This is the old “features versus benefits” marketing discussion we’ve all heard. Don’t tell us what it does, tell us what it does for us.
In short, your product is the MacGuffin. It drives your content marketing story forward, but it’s not the thing you talk about.
What’s Your Content Marketing MacGuffin?
If you’re a marketing automation company, the MacGuffin is your software. If you’re a barbecue grill maker, it’s your grills. And if you’re a luggage company, the MacGuffin is your bags.
Which means your readers want to know more about travel. . . with your bags. They want to know about cooking outside. . . with your grill. And they want to know how they can get more leads. . . with your software. But they don’t want you to talk about your bags, grill, or software.
Just like the movies, we don’t actually care about the thing, we care about the pursuit of the thing, the relationships that form around it, and how the thing will change our lives. But the MacGuffin will always remain there as a silent part of everything you do.
The marketing automation company will write about “how white papers generate more leads” and “five best email newsletter headlines.” The assumption is the readers will track all the information on your software, but your articles shouldn’t discuss the software. It’s just implied.
Similarly, our grill manufacturer should talk about things like “gas versus charcoal grills” and “preventing grease fires,” but they should also share articles on new summer recipes and how to use a motorized rotisserie. Again, the grill is important — “I want to use the thing” — but we’re not focused on BTUs or the gauge thickness of the lid.
And the luggage company should write about vacation travel, packing tips, and the activities that necessitate carrying a suitcase. But they shouldn’t focus on the construction of the suitcase, its materials, or the manufacturing process.

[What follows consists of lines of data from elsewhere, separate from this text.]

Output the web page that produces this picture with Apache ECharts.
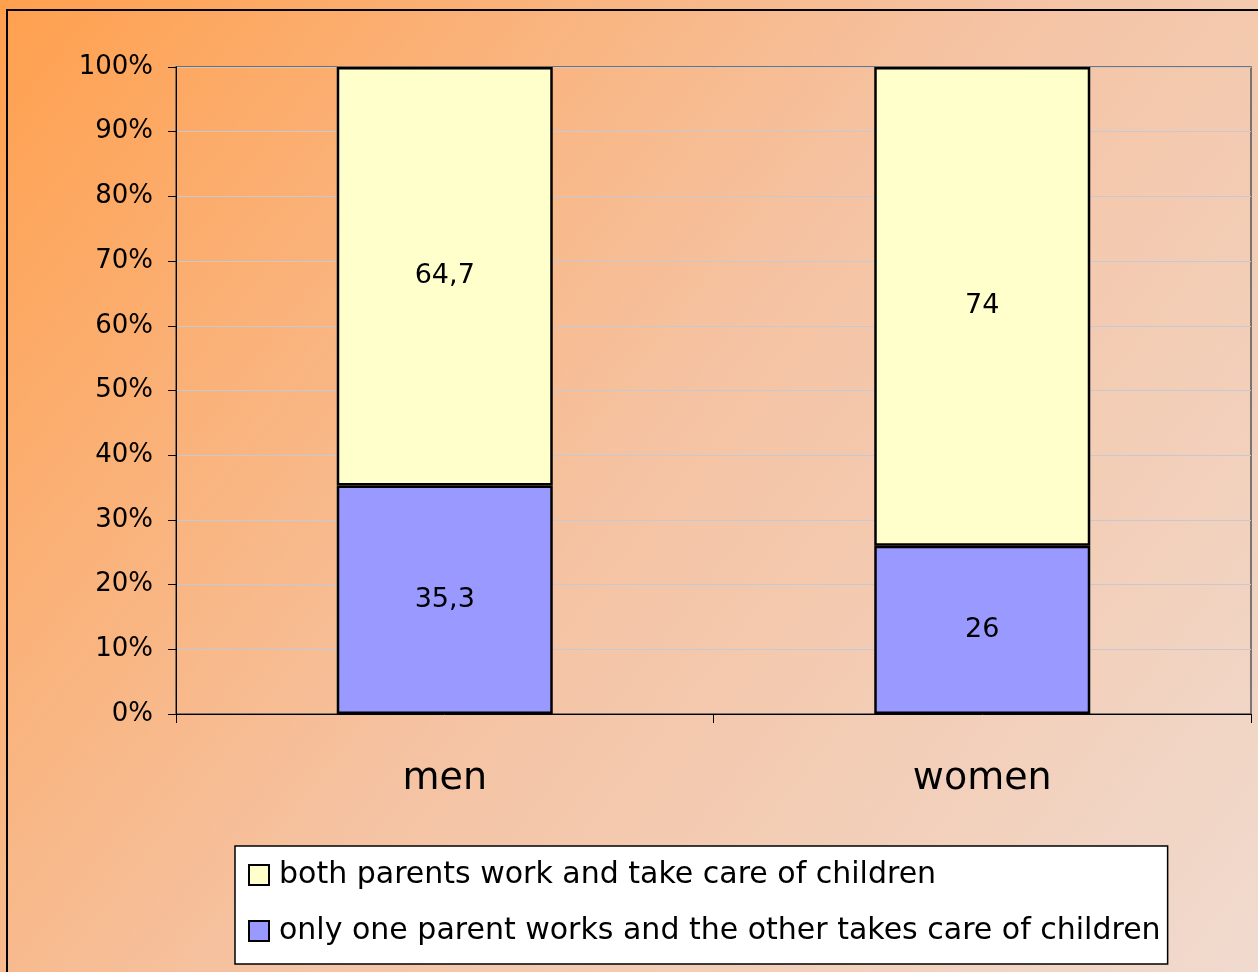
<!DOCTYPE html>
<html>
<head>
<meta charset="utf-8">
<script src="https://cdn.jsdelivr.net/npm/echarts@6/dist/echarts.min.js"></script>
<style>
  html, body { margin: 0; padding: 0; }
  #chart { width: 1258px; height: 972px; }
</style>
</head>
<body>
<div id="chart"></div>
<script>
// categories
var categories = ['men', 'women'];
// series
var onlyOneName = 'only one parent works and the other takes care of children';
var bothName = 'both parents work and take care of children';
var onlyOne = [35.3, 26];
var both = [64.7, 74];

var font = '"DejaVu Sans", Arial, sans-serif';

// 35.3 -> 35,3
function commaLabel(p) {
    return String(p.value).replace('.', ',');
}

var Chart = echarts.init(document.getElementById('chart'));
Chart.setOption({
    backgroundColor: new echarts.graphic.LinearGradient(0, 0, 1, 1, [
        {offset: 0, color: '#ffa04e'},
        {offset: 0.5, color: '#f5c3a3'},
        {offset: 1, color: '#f0dace'}
    ]),
    animation: false,
    // outer frame
    graphic: [
        {
            type: 'rect',
            shape: {x: 7, y: 10, width: 1300, height: 1000},
            style: {fill: 'none', stroke: '#000', lineWidth: 2}
        }
    ],
    grid: {
        left: 176,
        right: 7,
        top: 67,
        bottom: 258,
        show: true,
        backgroundColor: 'transparent',
        borderColor: '#555',
        borderWidth: 1.5
    },
    legend: {
        data: [bothName, onlyOneName],
        orient: 'vertical',
        left: 235,
        top: 846,
        backgroundColor: '#fff',
        borderColor: '#000',
        borderWidth: 1.5,
        padding: [14, 7, 18, 13],
        itemWidth: 20,
        itemHeight: 20,
        itemGap: 26,
        icon: 'rect',
        textStyle: {
            fontFamily: font,
            fontSize: 30,
            lineHeight: 30,
            color: '#000',
            padding: [0, 0, 0, 5]
        }
    },
    xAxis: {
        type: 'category',
        data: categories,
        axisLine: {lineStyle: {color: '#000', width: 1}},
        axisTick: {show: true, length: 9, lineStyle: {color: '#000'}},
        axisLabel: {
            fontFamily: font,
            fontSize: 38,
            color: '#000',
            margin: 46
        }
    },
    yAxis: {
        type: 'value',
        min: 0,
        max: 100,
        interval: 10,
        axisLine: {show: true, lineStyle: {color: '#000', width: 1}},
        axisTick: {show: true, length: 8, lineStyle: {color: '#000'}},
        axisLabel: {
            formatter: '{value}%',
            fontFamily: font,
            fontSize: 26,
            color: '#000',
            margin: 23
        },
        splitLine: {lineStyle: {color: '#c6c8d2', width: 1}}
    },
    series: [
        {
            name: onlyOneName,
            type: 'bar',
            stack: 'total',
            barWidth: 216,
            data: onlyOne,
            itemStyle: {color: '#9999ff', borderColor: '#000', borderWidth: 2.5},
            label: {
                show: true,
                position: 'inside',
                formatter: commaLabel,
                fontFamily: font,
                fontSize: 27,
                color: '#000'
            }
        },
        {
            name: bothName,
            type: 'bar',
            stack: 'total',
            barWidth: 216,
            data: both,
            itemStyle: {color: '#ffffcc', borderColor: '#000', borderWidth: 2.5},
            label: {
                show: true,
                position: 'inside',
                formatter: commaLabel,
                fontFamily: font,
                fontSize: 27,
                color: '#000'
            }
        }
    ]
});
</script>
</body>
</html>
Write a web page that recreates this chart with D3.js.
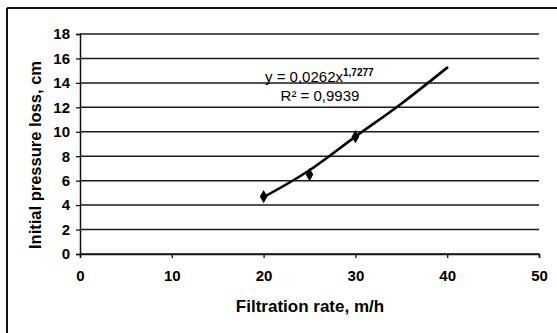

In some cases, the MacGuffin is going to be a little more abstract (wealth management, plumbing), or it might be a particular person (a lawyer, a realtor, or an orthodontist). And in some cases, there’s no real MacGuffin at all. Not every movie has a MacGuffin, and not every company is going to be able to use one either.
But if you can identify yours, use it to drive your content marketing story forward, even if you never actually discuss the MacGuffin directly. It will always be there, always present. And in the end, it will become the most important thing of all.
Photo credit: Jorge Arimany (Wikimedia Commons, Creative Commons 3.0)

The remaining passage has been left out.